Joseph Hanlon, a U.K.-based journalist and academic who writes newsletters on Mozambique, described recent actions against the media there as "severe."
"Mozambique has had up until now a very free press with very few restrictions on the press, and under the present government there’s a real crackdown, and it is about the civil war in Cabo Delgado,” Hanlon, a regional expert on Mozambique, told VOA.
Hanlon said the fundamental issue is differing portrayals of the conflict in the resource-rich region.
"The roots of the civil war are because of the discrimination against ordinary people in Cabo Delgado. Poverty has been increasing, inequality has been increasing, [but] it’s very wealthy with gas and rubies,” he said. “But the Mozambique government wants it to be seen purely as attacks by Islamic State and does not want to accept that it’s about poverty, inequality, greed.”

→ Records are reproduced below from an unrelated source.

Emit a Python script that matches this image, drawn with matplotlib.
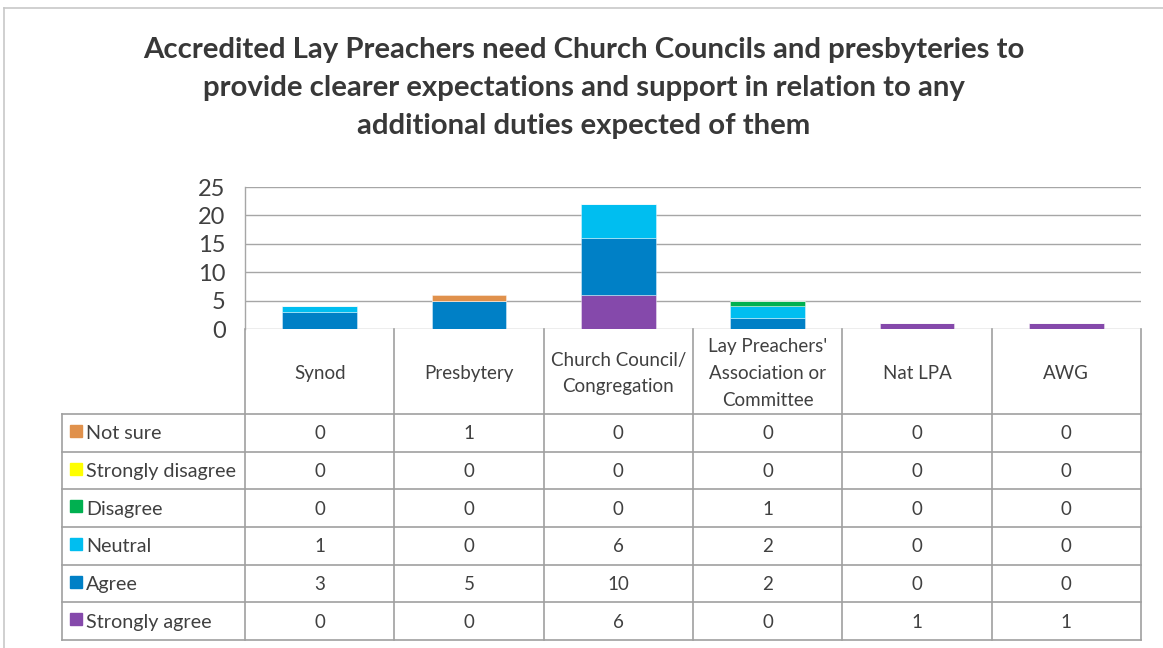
import matplotlib
matplotlib.use("Agg")
import matplotlib.pyplot as plt
import numpy as np

plt.rcParams['font.family'] = ['Lato', 'DejaVu Sans']

title = ("Accredited Lay Preachers need Church Councils and presbyteries to\n"
         "provide clearer expectations and support in relation to any\n"
         "additional duties expected of them")

categories = ["Synod", "Presbytery", "Church Council/\nCongregation",
              "Lay Preachers'\nAssociation or\nCommittee", "Nat LPA", "AWG"]

# table order (top to bottom)
series_names = ["Not sure", "Strongly disagree", "Disagree", "Neutral", "Agree", "Strongly agree"]
not_sure          = [0, 1, 0, 0, 0, 0]
strongly_disagree = [0, 0, 0, 0, 0, 0]
disagree          = [0, 0, 0, 1, 0, 0]
neutral           = [1, 0, 6, 2, 0, 0]
agree             = [3, 5, 10, 2, 0, 0]
strongly_agree    = [0, 0, 6, 0, 1, 1]
series_values = [not_sure, strongly_disagree, disagree, neutral, agree, strongly_agree]
series_colors = ["#E0914C", "#FFFF00", "#00B050", "#00BEF0", "#0080C6", "#8549AB"]

y_ticks = [0, 5, 10, 15, 20, 25]

W, H = 1163, 648
fig = plt.figure(figsize=(W / 100, H / 100), dpi=100)

TXT = "#404040"
GRID = "#A6A6A6"

# pixel geometry
L, R, T, B = 245, 1141, 187, 329
ax = fig.add_axes([L / W, 1 - B / H, (R - L) / W, (B - T) / H])
n = len(categories)
x = np.arange(n)
bottom = np.zeros(n)
for name, vals, col in reversed(list(zip(series_names, series_values, series_colors))):
    vals = np.array(vals, dtype=float)
    ax.bar(x, vals, width=0.5, bottom=bottom, color=col,
           edgecolor=(1, 1, 1, 0.45), linewidth=0.6, zorder=3)
    bottom += vals
ax.set_xlim(-0.5, n - 0.5)
ax.set_ylim(0, 25)
ax.set_yticks(y_ticks)
ax.set_yticklabels([str(t) for t in y_ticks], fontsize=17, color=TXT)
ax.tick_params(axis='y', length=0, pad=14)
ax.set_xticks([])
ax.yaxis.grid(True, color=GRID, linewidth=1.0, zorder=0)
for s in ["top", "right", "bottom"]:
    ax.spines[s].set_visible(False)
ax.spines["left"].set_color(GRID)
ax.spines["left"].set_linewidth(1.0)

# overlay in pixel coords
ov = fig.add_axes([0, 0, 1, 1])
ov.set_xlim(0, W)
ov.set_ylim(H, 0)
ov.axis("off")

# outer chart border (top and left)
ov.plot([4, W], [8, 8], color="#C8C8C8", linewidth=1.2)
ov.plot([4, 4], [8, H], color="#C8C8C8", linewidth=1.2)

# title
ov.text(584, 88, title, ha="center", va="center", fontsize=21.2, fontweight="bold",
        color="#383838", linespacing=1.55)

# table
col_w = (R - L) / n
col_x = [L + i * col_w for i in range(n + 1)]
hdr_top, hdr_bot = B, 414
row_h = (640 - hdr_bot) / len(series_names)
row_y = [hdr_bot + i * row_h for i in range(len(series_names) + 1)]
LEFT = 62
lc = "#A0A0A0"
lw = 1.2

# header vertical lines
for cx in col_x:
    ov.plot([cx, cx], [hdr_top, row_y[-1]], color=lc, linewidth=lw)
ov.plot([LEFT, LEFT], [hdr_bot, row_y[-1]], color=lc, linewidth=lw)
# horizontal lines
for ry in row_y:
    ov.plot([LEFT, R], [ry, ry], color=lc, linewidth=lw)

for i, c in enumerate(categories):
    ov.text((col_x[i] + col_x[i + 1]) / 2, (hdr_top + hdr_bot) / 2 + 2, c,
            ha="center", va="center", fontsize=13.5, color=TXT, linespacing=1.68)

for r, (name, vals, col) in enumerate(zip(series_names, series_values, series_colors)):
    cy = (row_y[r] + row_y[r + 1]) / 2
    ov.add_patch(plt.Rectangle((70, cy - 8), 12, 12, color=col))
    ov.text(86, cy + 1, name, ha="left", va="center", fontsize=14.2, color=TXT)
    for i, v in enumerate(vals):
        ov.text((col_x[i] + col_x[i + 1]) / 2, cy + 1, str(v), ha="center", va="center",
                fontsize=13.5, color=TXT)

fig.savefig("out.png", dpi=100, facecolor="white")
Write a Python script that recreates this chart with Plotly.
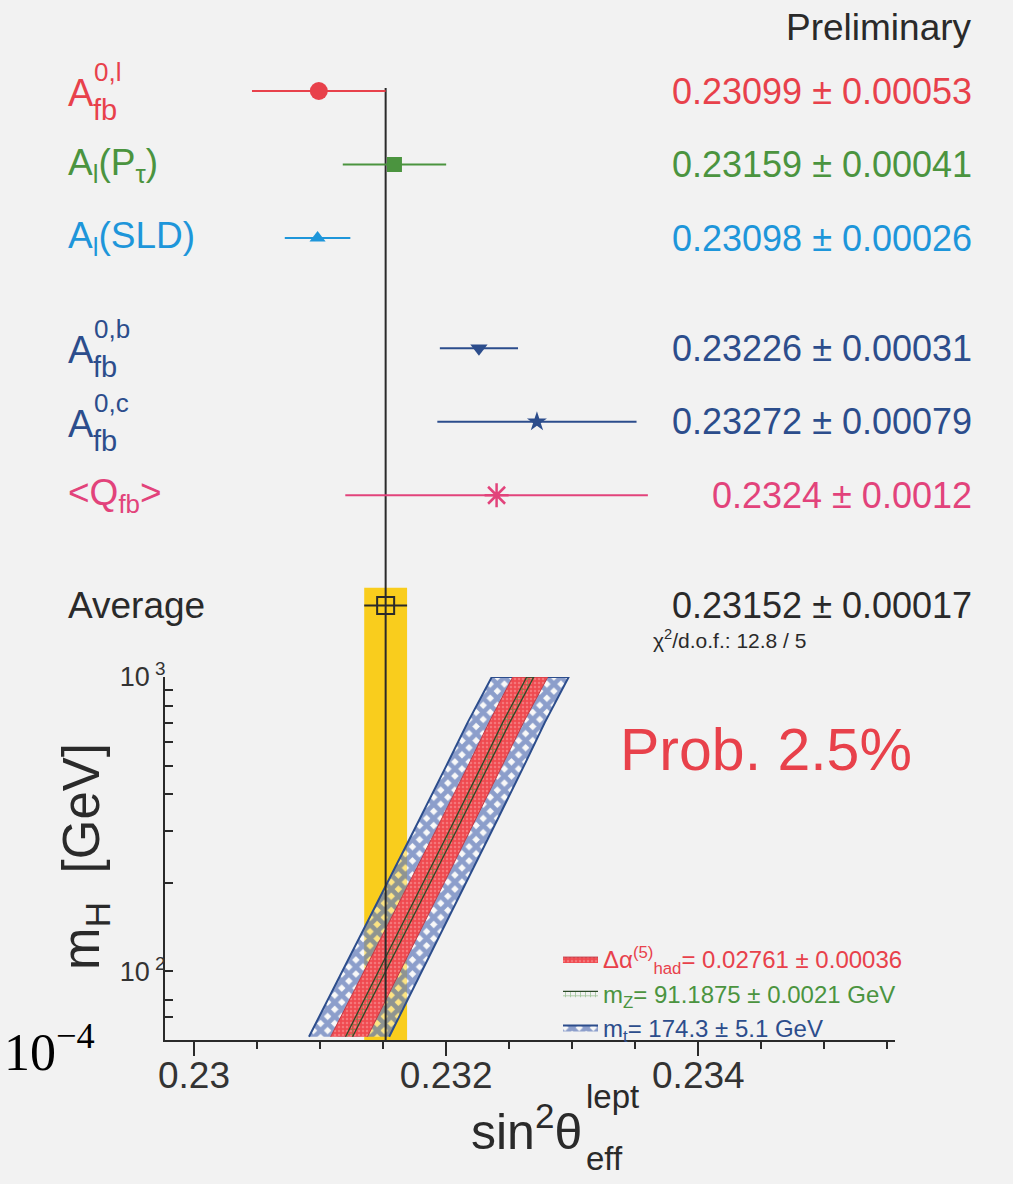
import math
import plotly.graph_objects as go

# ---------------- data ----------------
labels = ["A_fb^{0,l}", "A_l(P_tau)", "A_l(SLD)", "A_fb^{0,b}", "A_fb^{0,c}", "<Q_fb>", "Average"]
values = [0.23099, 0.23159, 0.23098, 0.23226, 0.23272, 0.2324, 0.23152]
errors = [0.00053, 0.00041, 0.00026, 0.00031, 0.00079, 0.0012, 0.00017]
value_text = ["0.23099 \u00b1 0.00053", "0.23159 \u00b1 0.00041", "0.23098 \u00b1 0.00026",
              "0.23226 \u00b1 0.00031", "0.23272 \u00b1 0.00079", "0.2324 \u00b1 0.0012",
              "0.23152 \u00b1 0.00017"]
groups = [0, 0, 0, 1, 1, 1, 2]   # leptonic / hadronic / average

chi2_text = "\u03c7<sup>2</sup>/d.o.f.: 12.8 / 5"
prob_text = "Prob. 2.5%"

# SM prediction band vs m_H
mh = [60, 100, 200, 300, 500, 700, 1000]
sm_center = [0.231230, 0.231492, 0.231846, 0.232052, 0.232310, 0.232476, 0.232667]
hw_alpha = [0.000146, 0.000143, 0.000138, 0.000136, 0.000136, 0.000137, 0.000139]
hw_mt = [0.000318, 0.000315, 0.000312, 0.000310, 0.000308, 0.000306, 0.000305]
hw_mz = [0.000028, 0.000028, 0.000028, 0.000028, 0.000028, 0.000028, 0.000028]

legend_text = ["\u0394\u03b1<sup>(5)</sup><sub>had</sub>= 0.02761 \u00b1 0.00036",
               "m<sub>Z</sub>= 91.1875 \u00b1 0.0021 GeV",
               "m<sub>t</sub>= 174.3 \u00b1 5.1 GeV"]

x_ticks = [0.23, 0.232, 0.234]
x_ticktext = ["0.23", "0.232", "0.234"]
y_ticks = [70, 80, 100, 200, 300, 400, 500, 600, 700, 800, 900, 1000]
y_ticktext = ["", "", "10<sup> 2</sup>", "", "", "", "", "", "", "", "", "10<sup> 3</sup>"]

# ---------------- styles ----------------
FONT = "Liberation Sans, Arial, Helvetica, sans-serif"
RED = "#e8414b"
GREEN = "#4b943f"
LBLUE = "#1e96da"
DBLUE = "#2c4d8c"
PINK = "#e2437b"
BLACK = "#2a2a2a"
YELLOW = "#f9cd1d"
BG = "#f2f2f2"
colors = [RED, GREEN, LBLUE, DBLUE, DBLUE, PINK, BLACK]
symbols = ["circle", "square", "triangle-up", "triangle-down", "star", "asterisk-open", "square-open"]
msizes = [18, 15, 14, 15, 15, 20, 17]

# row positions from groups (extra gap between groups)
row_pos = []
p = 0.0
for i, g in enumerate(groups):
    if i > 0:
        p += 1.5 if g != groups[i - 1] else 1.0
    row_pos.append(p)

avg_v, avg_e, avg_pos = values[-1], errors[-1], row_pos[-1]

fig = go.Figure()

# ---------------- SM bands (lower panel) ----------------
def band(hw):
    xs = [c - h for c, h in zip(sm_center, hw)] + [c + h for c, h in zip(sm_center, hw)][::-1]
    ys = mh + mh[::-1]
    return xs, ys

bx, by = band(hw_mt)
fig.add_trace(go.Scatter(x=bx, y=by, fill="toself", mode="lines",
                         line=dict(color=DBLUE, width=2),
                         fillcolor="rgba(0,0,0,0)",
                         fillpattern=dict(shape="x", fgcolor="#2146a0", bgcolor="rgba(255,255,255,0.45)",
                                          size=10, solidity=0.72),
                         name='<span style="color:%s">%s</span>' % (DBLUE, legend_text[2]),
                         legendrank=3, xaxis="x", yaxis="y", hoverinfo="skip"))
rx, ry = band(hw_alpha)
fig.add_trace(go.Scatter(x=rx, y=ry, fill="toself", mode="lines",
                         line=dict(color="#c23a45", width=1),
                         fillcolor="#ef4f55",
                         fillpattern=dict(shape=".", fgcolor="#f8a3a3", bgcolor="#ef4a50",
                                          size=4, solidity=0.3),
                         name='<span style="color:%s">%s</span>' % (RED, legend_text[0]),
                         legendrank=1, xaxis="x", yaxis="y", hoverinfo="skip"))
gx, gy = band(hw_mz)
fig.add_trace(go.Scatter(x=gx, y=gy, fill="toself", mode="lines",
                         line=dict(color="#2c4a28", width=1.3),
                         fillcolor="rgba(0,0,0,0)",
                         fillpattern=dict(shape="+", fgcolor=GREEN, bgcolor="rgba(0,0,0,0)",
                                          size=5, solidity=0.3),
                         name='<span style="color:%s">%s</span>' % (GREEN, legend_text[1]),
                         legendrank=2, xaxis="x", yaxis="y", hoverinfo="skip"))

# ---------------- measurements (upper panel) ----------------
for i in range(len(values)):
    if symbols[i] == "asterisk-open":
        mline = dict(color=colors[i], width=2.5)
    elif symbols[i] == "square-open":
        mline = dict(color=colors[i], width=2)
    else:
        mline = dict(width=0)
    fig.add_trace(go.Scatter(
        x=[values[i]], y=[row_pos[i]], mode="markers",
        marker=dict(symbol=symbols[i], size=msizes[i], color=colors[i], line=mline),
        error_x=dict(type="data", array=[errors[i]], color=colors[i], thickness=2, width=0),
        xaxis="x", yaxis="y2", showlegend=False, hoverinfo="skip"))

# ---------------- layout geometry ----------------
W, H = 1013, 1184
ML, MR, MT, MB = 165, 118, 20, 144
PW, PH = W - ML - MR, H - MT - MB
low_top_px = 677
split = (H - MB - low_top_px) / PH
row_px = 73.5
row0_px = 91
y2_top = (MT - row0_px) / row_px
y2_bot = (low_top_px - row0_px) / row_px


def px_x(px):
    return (px - ML) / PW


def px_y(px):
    return (H - MB - px) / PH


shapes = [
    dict(type="rect", xref="x", yref="y2", x0=avg_v - avg_e, x1=avg_v + avg_e,
         y0=avg_pos - 0.24, y1=y2_bot, fillcolor=YELLOW, line=dict(width=0), layer="below"),
    dict(type="rect", xref="x", yref="y domain", x0=avg_v - avg_e, x1=avg_v + avg_e,
         y0=0, y1=1, fillcolor=YELLOW, line=dict(width=0), layer="below"),
    dict(type="line", xref="x", yref="y2", x0=avg_v, x1=avg_v, y0=row_pos[0] - 0.04, y1=y2_bot,
         line=dict(color=BLACK, width=2), layer="below"),
    dict(type="line", xref="x", yref="y domain", x0=avg_v, x1=avg_v, y0=0, y1=1,
         line=dict(color=BLACK, width=2), layer="above"),
]

ann = []
BIG = 37


def lab(text, i, color, dx=0, yshift=0, size=BIG, anchor="left"):
    ann.append(dict(text=text, xref="paper", yref="y2", x=px_x(66 + dx), y=row_pos[i],
                    yshift=yshift, xanchor=anchor, yanchor="middle", showarrow=False,
                    font=dict(family=FONT, size=size, color=color)))


for i, sup in [(0, "0,l"), (3, "0,b"), (4, "0,c")]:
    lab("A", i, colors[i], yshift=-2, size=38)
    lab("fb", i, colors[i], dx=25, yshift=-19, size=29)
    lab(sup, i, colors[i], dx=26, yshift=19, size=26)
lab("A<sub>l</sub>(P<sub>\u03c4</sub>)", 1, GREEN)
lab("A<sub>l</sub>(SLD)", 2, LBLUE)
lab("&lt;Q<sub>fb</sub>&gt;", 5, PINK)
lab("Average", 6, BLACK, size=37)

# right values
for i in range(len(values)):
    ann.append(dict(text=value_text[i], xref="paper", yref="y2", x=px_x(974), y=row_pos[i],
                    xanchor="right", yanchor="middle", showarrow=False,
                    font=dict(family=FONT, size=36, color=colors[i])))

ann.append(dict(text=chi2_text, xref="paper", yref="y2", x=px_x(651), y=avg_pos, yshift=-33,
                xanchor="left", yanchor="middle", showarrow=False,
                font=dict(family=FONT, size=21, color=BLACK)))
ann.append(dict(text="Preliminary", xref="paper", yref="paper", x=px_x(974), y=px_y(28),
                xanchor="right", yanchor="middle", showarrow=False,
                font=dict(family=FONT, size=37, color=BLACK)))
ann.append(dict(text=prob_text, xref="paper", yref="paper", x=px_x(766), y=px_y(750),
                xanchor="center", yanchor="middle", showarrow=False,
                font=dict(family=FONT, size=59, color=RED)))
# x axis title
ann.append(dict(text="sin<sup>2</sup>\u03b8", xref="paper", yref="paper", x=px_x(584), y=px_y(1128),
                xanchor="right", yanchor="middle", showarrow=False,
                font=dict(family=FONT, size=50, color=BLACK)))
ann.append(dict(text="lept", xref="paper", yref="paper", x=px_x(584), y=px_y(1096),
                xanchor="left", yanchor="middle", showarrow=False,
                font=dict(family=FONT, size=33, color=BLACK)))
ann.append(dict(text="eff", xref="paper", yref="paper", x=px_x(584), y=px_y(1158),
                xanchor="left", yanchor="middle", showarrow=False,
                font=dict(family=FONT, size=33, color=BLACK)))
# y axis title
ann.append(dict(text="m<sub>H</sub>\u00a0\u00a0[GeV]", xref="paper", yref="paper", x=px_x(85), y=px_y(857),
                xanchor="center", yanchor="middle", textangle=-90, showarrow=False,
                font=dict(family=FONT, size=51, color=BLACK)))
# stray offset label
ann.append(dict(text="10<sup>\u22124</sup>", xref="paper", yref="paper", x=px_x(2), y=px_y(1048),
                xanchor="left", yanchor="middle", showarrow=False,
                font=dict(family="Liberation Serif, Times New Roman, serif", size=52, color="black")))

fig.update_layout(
    width=W, height=H, autosize=False,
    margin=dict(l=ML, r=MR, t=MT, b=MB, autoexpand=False),
    paper_bgcolor=BG, plot_bgcolor=BG,
    font=dict(family=FONT, color=BLACK),
    showlegend=True,
    legend=dict(x=px_x(558), y=px_y(937), xanchor="left", yanchor="top",
                bgcolor="rgba(0,0,0,0)", font=dict(family=FONT, size=24),
                tracegroupgap=0, itemwidth=35),
    xaxis=dict(range=[0.22977, 0.23556], domain=[0, 1], anchor="y",
               showline=True, linecolor=BLACK, linewidth=2, showgrid=False, zeroline=False,
               tickmode="array", tickvals=x_ticks, ticktext=x_ticktext,
               ticks="outside", ticklen=14, tickwidth=2, tickcolor=BLACK,
               ticklabelstandoff=-12,
               tickfont=dict(family=FONT, size=37, color="#333"),
               minor=dict(tickmode="linear", tick0=0.23, dtick=0.0005, ticks="outside",
                          ticklen=7, tickwidth=1.5, tickcolor=BLACK, showgrid=False)),
    yaxis=dict(type="log", range=[math.log10(58.5), 3], domain=[0, split], anchor="x",
               showline=True, linecolor=BLACK, linewidth=2, showgrid=False, zeroline=False,
               tickmode="array", tickvals=y_ticks, ticktext=y_ticktext,
               ticks="inside", ticklen=8, tickwidth=1.5, tickcolor=BLACK,
               ticklabelstandoff=-8,
               tickfont=dict(family=FONT, size=27, color="#333")),
    yaxis2=dict(range=[y2_bot, y2_top], domain=[split, 1], anchor="x", visible=False),
    shapes=shapes, annotations=ann,
)

fig.write_html("out.html", config={"displayModeBar": False},
               post_script="document.body.style.margin='0px';")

Mozambique’s president has said that militants in the region are exploiting poverty to recruit young people. President Filipe Nyusi also said the solution requires more than a military response. "We recognize the need to boost socioeconomic development and promote greater social harmony, because the solution to the problem in Cabo Delgado is not just military," he said in August.
Hanlon, along with Nhamire and Bowker, also decried a media bill up for debate in Mozambique's parliament. They said the legislation, if passed, would make it harder for both foreign and domestic journalists to work in Mozambique.
Bowker, who has flown to France with his family, said his expulsion will not affect Zitamar’s output.
"There’s no reason it should suffer a hiccup," Bowker said. "It's bigger than just me, bigger than me and my wife. It's a team in Maputo, and we have people in London, New York, Athens, and now we’re [going to] be in France in the immediate term."
He added, “It remains to be seen whether the journalists who correspond for Zitamar from Mozambique will now suffer pressure when the authorities realize that expelling me from the country doesn't jeopardize Zitamar.”
Editor’s Note: Bowker and the author of this article have worked together on a previous VOA article about the conflict in Cabo Delgado.